Ramban (10,35) rigetta la visione di Rashì, secondo il quale ci si riferisce alle azioni dell’asafsuf, traviato dalla sua passione per la carne. Secondo Ramban la questione è di ordine molto più generale. La colpa è quella di avere respinto la dimensione del matan Toràh, come un bambino che scappa dalla scuola. Anche il successivo episodio dei mitonenim, che Rashì e Ibn Ezrà si sforzano di circostanziare quanto più possibile nei loro commenti, viene affrontato da Ramban con un approccio molto differente. La ripulsa non è legata ad uno specifico comportamento riprovevole o trasgressione, ma alla violazione di determinati valori come quello della riconoscenza e dell’amore per H., e questo tanto più in contesti che richiederebbero e forniscono un terreno fertile per un comportamento virtuoso. In questo quadro un comportamento ribelle provoca delle conseguenze ben più disastrose di quelle che avrebbe generato in una situazione normale. “Wahì binsoa’” viene messo a dividere fra due atteggiamenti generali e distruttivi. Ramban, come in altre occasioni nel suo commento, mostra una sensibilità particolare per una visione incentrata su atteggiamenti che trascendono obblighi e divieti specifici. Tramite la punizione Israele aveva imparato a proprie spese la lezione? Sembrerebbe proprio di no. L’episodio dei meraghelim mostra la persistenza di questo difetto fatale. I meraghelim mostrano attraverso il proprio comportamento l’incapacità della leadership di rispondere alla situazione contingente, alla luce di quanto era avvenuto in precedenza. Per questo la loro colpa è tanto grave, al limite della blasfemia e dell’idolatria. Non si tratta di una specifica trasgressione, ma di un vizio di fondo, in quel contesto ancora più grave. In questa ottica si può comprendere meglio l’inserimento delle mitzwot del sacrificio per la ‘avodàh zaràh e o tzitzit, volte a sottolineare l’importanza dell’impegno di avere una certa visione della vita. Il brano sul sacrificio, nota Abravanel, sembra essere fuori posto, perché sarebbe parso molto più naturale trovarlo nel libro di Waiqrà.
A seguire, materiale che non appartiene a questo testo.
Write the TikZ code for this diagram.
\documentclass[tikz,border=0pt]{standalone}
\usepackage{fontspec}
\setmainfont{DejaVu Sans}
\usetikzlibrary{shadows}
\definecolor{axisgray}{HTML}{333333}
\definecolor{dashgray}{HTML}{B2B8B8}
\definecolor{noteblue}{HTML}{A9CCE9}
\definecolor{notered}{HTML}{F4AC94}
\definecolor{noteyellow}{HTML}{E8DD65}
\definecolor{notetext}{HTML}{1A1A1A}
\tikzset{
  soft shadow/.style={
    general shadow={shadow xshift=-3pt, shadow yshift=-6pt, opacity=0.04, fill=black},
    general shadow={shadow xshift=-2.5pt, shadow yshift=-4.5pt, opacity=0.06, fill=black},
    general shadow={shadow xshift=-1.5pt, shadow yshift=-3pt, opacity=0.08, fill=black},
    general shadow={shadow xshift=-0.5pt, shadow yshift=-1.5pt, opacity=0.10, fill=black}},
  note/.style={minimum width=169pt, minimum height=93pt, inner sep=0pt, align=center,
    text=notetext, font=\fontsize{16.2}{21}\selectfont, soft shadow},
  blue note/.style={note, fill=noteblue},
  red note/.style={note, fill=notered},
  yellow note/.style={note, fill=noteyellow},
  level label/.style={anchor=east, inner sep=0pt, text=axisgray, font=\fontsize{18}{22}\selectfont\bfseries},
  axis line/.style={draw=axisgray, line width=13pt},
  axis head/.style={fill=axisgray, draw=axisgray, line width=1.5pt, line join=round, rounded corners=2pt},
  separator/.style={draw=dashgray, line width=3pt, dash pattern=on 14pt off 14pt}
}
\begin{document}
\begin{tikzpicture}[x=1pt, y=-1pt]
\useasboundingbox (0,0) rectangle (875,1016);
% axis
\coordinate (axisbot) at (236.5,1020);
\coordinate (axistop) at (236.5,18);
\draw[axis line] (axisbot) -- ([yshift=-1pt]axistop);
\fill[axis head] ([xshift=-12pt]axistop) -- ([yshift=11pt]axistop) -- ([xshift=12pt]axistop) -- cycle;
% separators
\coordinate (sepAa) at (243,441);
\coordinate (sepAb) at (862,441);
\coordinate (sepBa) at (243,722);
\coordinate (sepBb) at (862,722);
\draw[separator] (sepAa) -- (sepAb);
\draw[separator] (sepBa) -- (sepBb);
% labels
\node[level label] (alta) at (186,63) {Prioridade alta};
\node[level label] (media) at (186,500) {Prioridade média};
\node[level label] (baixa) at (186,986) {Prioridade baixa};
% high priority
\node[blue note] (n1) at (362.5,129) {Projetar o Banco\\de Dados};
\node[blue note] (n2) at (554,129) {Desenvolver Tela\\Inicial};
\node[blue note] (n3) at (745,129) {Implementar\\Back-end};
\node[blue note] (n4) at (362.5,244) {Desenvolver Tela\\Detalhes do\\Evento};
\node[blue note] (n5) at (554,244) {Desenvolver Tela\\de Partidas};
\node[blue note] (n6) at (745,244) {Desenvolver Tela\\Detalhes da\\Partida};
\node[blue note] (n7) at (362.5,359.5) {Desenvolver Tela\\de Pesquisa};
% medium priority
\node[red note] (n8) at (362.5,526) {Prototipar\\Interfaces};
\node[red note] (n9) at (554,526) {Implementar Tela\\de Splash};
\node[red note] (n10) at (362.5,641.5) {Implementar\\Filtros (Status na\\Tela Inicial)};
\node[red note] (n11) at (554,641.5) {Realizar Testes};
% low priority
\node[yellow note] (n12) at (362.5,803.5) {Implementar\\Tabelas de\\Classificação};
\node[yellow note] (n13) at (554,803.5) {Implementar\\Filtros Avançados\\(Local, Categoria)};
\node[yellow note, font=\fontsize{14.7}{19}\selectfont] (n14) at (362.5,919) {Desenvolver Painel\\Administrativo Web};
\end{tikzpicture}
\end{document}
Il riferimento alla ‘avodàh zaràh ha un’origine tradizionale, ma nella Toràh, che parla genericamente della trasgressione di una qualsiasi delle mitzwot, non troviamo alcun riferimento esplicito all’idolatria. Ramban polemizza con Ibn ‘Ezrà, reo a suo avviso di non aver riportato nel suo commento la lettura rabbinica del verso, limitandosi al solo senso letterale. Ma nel suo commento poi Ramban cerca di conciliare le due visioni, il sacrificio è sì previsto per l’idolatria, ma la Toràh si esprime diversamente per condannare la mancata identificazione con la collettività di Israele e il rifiuto di una certa visione del mondo. L’idolatria è la negazione della Toràh, la mancanza di lealtà e il disimpegno verso una concezione dell’esistenza. Sebbene i meraghelim non fossero tecnicamente bestemmiatori o idolatri, questo è il messaggio che la Toràh ci trasmette. Questa visione viene trasferita anche sulla mitzwàh dello tzizit, che chiude la parashàh. Rashì (15,39) spiega che lo tzizit, per mezzo del suo valore numerico, sommato ai fili e ai nodi, forma il numero 613, corrispondente al corpus delle mitzwot. Ramban si mostra in disaccordo, perché questa visione rimanda ad una concezione particolaristica delle mitzwot. Le mitzwot devono essere dotate di uno spirito di fondo.
Fissare lo tzizit porta ad una presa di coscienza di natura religiosa e valoriale. Vedendo lo tzizit ci si ricorda di tutte le mitzwot, in modo tale da non seguire il proprio cuore e i propri occhi, che secondo il Sefer ha-chinukh (mizwàh 387) significa non coltivare attitudini improprie. L’applicazione pratica della halakhàh sottosta a valori e prospettive halakhici. Senza questa correlazione l’applicazione pratica delle mitzwot viene svuotata di significato, e per questo i chakhamim hanno considerato il peccato dei meraghelim tanto grave.